In an attempt to expel them and return baseball to the traditionalism that commissioner Bud Selig so covets, in 2003 new policy regarding the game gave the winning league home field advantage in the World Series. So far the policy has injected some life into the game without consequence, but it is a thinly veiled success. In the seven years the rule has been in place, a World Series has never gone to a decisive seventh game. The moment it does — especially if the team with a worse record gets home field advantage — the backlash from players, owners and the media will send this band-aid rule into the trash where it belongs.

The saddest part for baseball is that they had a great thing in the home run derby, but it is run further and further into the ground every year ESPN personality Chris Berman is allowed to incessantly harp “back, back, back, back, back” every time a ball flies out of the yard.

The bottom line is that the All-Star game is a vacation for players, logic the NFL acquiesced to long ago with the Pro Bowl, only to senselessly abandon this year. Seeking to make up for a one-week content gap in the NFL’s 21 weekend-long stranglehold over viewing audiences, business-minded commissioner Roger Goodell has moved the Pro Bowl into the formerly vacant weekend preceding the Super Bowl.

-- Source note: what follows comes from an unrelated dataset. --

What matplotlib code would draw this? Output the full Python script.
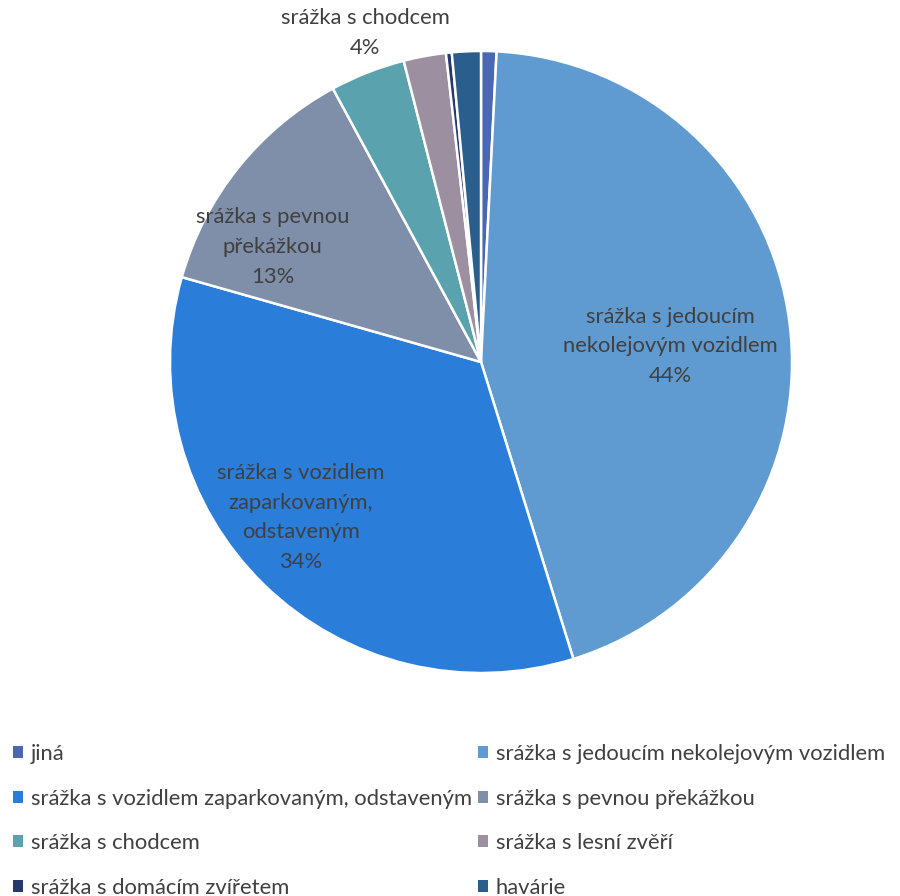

Coming from a man who has already expressed interest in extending the NFL’s brutal regular season to 17 or 18 games to put more money into the coffers of league stakeholders, it is clear Goodell’s asinine decision is a boon to profit rather than competition as it is in baseball. Nevertheless, by moving the game to a time where football, rivalries and grudges are fresh on the minds of players, competition — meaningless competition — is what he is likely to get. And in the NFL, where a player’s best interests have already been superceded by the almighty dollar as proven recently by the league’s deplorable treatment of players with concussions, more competitive brutality is the last thing that is needed.

An All-Star game is meant to be an exhibition. It is meant to be fun. So far the NBA has come closest to realizing that the traditionalist policies of baseball and the gold digging ones of football are just the latest testament to the infiltration of corporate greed into the purity that once was sports.